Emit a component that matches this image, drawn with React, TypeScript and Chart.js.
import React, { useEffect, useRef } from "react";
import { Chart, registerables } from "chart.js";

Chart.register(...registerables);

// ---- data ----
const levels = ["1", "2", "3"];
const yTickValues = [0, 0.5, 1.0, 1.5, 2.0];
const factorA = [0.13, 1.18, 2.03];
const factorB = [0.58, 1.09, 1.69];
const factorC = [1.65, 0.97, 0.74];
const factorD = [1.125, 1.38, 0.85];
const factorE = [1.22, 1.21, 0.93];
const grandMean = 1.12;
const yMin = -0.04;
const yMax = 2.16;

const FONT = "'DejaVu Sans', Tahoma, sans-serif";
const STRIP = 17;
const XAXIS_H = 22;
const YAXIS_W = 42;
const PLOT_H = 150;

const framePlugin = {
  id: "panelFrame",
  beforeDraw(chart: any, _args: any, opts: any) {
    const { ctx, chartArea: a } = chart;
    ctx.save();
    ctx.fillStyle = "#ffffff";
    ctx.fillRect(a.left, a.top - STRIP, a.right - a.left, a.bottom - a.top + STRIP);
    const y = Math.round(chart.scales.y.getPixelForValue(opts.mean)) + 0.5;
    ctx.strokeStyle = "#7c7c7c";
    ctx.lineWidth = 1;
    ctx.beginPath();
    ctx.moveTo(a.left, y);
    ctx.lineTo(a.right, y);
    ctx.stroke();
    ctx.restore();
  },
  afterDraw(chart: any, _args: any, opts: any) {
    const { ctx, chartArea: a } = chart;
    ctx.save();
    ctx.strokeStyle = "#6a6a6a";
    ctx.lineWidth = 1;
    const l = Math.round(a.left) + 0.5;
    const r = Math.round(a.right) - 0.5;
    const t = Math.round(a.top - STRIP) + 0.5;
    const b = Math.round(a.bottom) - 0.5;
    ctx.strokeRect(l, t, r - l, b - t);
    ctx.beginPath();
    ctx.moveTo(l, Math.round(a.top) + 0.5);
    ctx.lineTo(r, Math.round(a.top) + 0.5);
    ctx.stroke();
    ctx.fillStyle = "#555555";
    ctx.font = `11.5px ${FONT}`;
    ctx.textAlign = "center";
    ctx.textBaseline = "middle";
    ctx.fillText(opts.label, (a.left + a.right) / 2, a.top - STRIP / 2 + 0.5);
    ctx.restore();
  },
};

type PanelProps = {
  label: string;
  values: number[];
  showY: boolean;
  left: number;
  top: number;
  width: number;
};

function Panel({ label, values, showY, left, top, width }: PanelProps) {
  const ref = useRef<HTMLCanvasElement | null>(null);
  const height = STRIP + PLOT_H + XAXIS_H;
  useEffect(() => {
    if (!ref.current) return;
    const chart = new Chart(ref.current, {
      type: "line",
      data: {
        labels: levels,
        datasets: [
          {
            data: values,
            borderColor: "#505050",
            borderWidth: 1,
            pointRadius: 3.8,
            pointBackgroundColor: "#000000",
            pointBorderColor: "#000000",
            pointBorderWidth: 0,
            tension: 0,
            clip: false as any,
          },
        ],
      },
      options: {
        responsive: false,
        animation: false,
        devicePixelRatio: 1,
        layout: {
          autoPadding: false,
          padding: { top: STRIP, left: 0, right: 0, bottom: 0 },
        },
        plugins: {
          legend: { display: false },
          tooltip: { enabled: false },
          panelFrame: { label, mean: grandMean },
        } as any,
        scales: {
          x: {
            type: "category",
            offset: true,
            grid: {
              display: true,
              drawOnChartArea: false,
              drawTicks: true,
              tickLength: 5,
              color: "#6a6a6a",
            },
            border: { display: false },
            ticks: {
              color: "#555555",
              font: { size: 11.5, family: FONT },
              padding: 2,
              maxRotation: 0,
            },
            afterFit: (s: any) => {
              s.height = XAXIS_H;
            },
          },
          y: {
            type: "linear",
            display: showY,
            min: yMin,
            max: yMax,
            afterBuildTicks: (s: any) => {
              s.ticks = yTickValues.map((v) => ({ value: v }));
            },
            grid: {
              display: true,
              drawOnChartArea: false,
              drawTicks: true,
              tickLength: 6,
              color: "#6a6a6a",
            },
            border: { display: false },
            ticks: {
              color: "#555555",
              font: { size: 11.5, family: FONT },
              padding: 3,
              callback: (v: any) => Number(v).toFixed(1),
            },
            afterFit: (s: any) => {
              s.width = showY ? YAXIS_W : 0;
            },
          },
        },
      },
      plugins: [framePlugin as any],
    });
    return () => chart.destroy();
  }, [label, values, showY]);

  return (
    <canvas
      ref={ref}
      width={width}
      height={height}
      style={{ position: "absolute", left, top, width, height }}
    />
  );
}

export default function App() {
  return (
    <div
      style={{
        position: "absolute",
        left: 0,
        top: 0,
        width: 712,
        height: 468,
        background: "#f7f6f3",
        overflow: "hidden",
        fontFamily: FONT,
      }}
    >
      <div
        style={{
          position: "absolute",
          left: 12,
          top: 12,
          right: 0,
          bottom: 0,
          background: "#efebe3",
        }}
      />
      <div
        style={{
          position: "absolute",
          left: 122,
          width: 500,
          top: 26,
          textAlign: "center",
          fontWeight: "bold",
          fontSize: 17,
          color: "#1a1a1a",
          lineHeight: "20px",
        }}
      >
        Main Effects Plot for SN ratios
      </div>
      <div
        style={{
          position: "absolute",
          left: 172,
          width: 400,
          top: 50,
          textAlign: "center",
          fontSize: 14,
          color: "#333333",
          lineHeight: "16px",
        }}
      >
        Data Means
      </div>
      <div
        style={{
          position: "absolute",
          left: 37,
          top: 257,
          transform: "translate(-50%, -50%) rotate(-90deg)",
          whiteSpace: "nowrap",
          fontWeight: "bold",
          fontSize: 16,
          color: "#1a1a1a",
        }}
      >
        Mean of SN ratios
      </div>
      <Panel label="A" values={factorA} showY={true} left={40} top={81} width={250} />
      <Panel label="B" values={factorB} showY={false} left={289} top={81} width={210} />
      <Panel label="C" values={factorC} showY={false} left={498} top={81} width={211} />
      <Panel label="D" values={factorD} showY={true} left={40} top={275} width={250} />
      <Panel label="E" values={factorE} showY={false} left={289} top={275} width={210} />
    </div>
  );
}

○ ○ ○ ○ ○

* WRITTEN INSTRUCTION
Your output must be the lines of the material above, from the first through the line that contains "const PLOT_H = 150;", copied exactly. Include both endpoints and nothing else.

* FULL RESPONSE
Emit a component that matches this image, drawn with React, TypeScript and Chart.js.
import React, { useEffect, useRef } from "react";
import { Chart, registerables } from "chart.js";

Chart.register(...registerables);

// ---- data ----
const levels = ["1", "2", "3"];
const yTickValues = [0, 0.5, 1.0, 1.5, 2.0];
const factorA = [0.13, 1.18, 2.03];
const factorB = [0.58, 1.09, 1.69];
const factorC = [1.65, 0.97, 0.74];
const factorD = [1.125, 1.38, 0.85];
const factorE = [1.22, 1.21, 0.93];
const grandMean = 1.12;
const yMin = -0.04;
const yMax = 2.16;

const FONT = "'DejaVu Sans', Tahoma, sans-serif";
const STRIP = 17;
const XAXIS_H = 22;
const YAXIS_W = 42;
const PLOT_H = 150;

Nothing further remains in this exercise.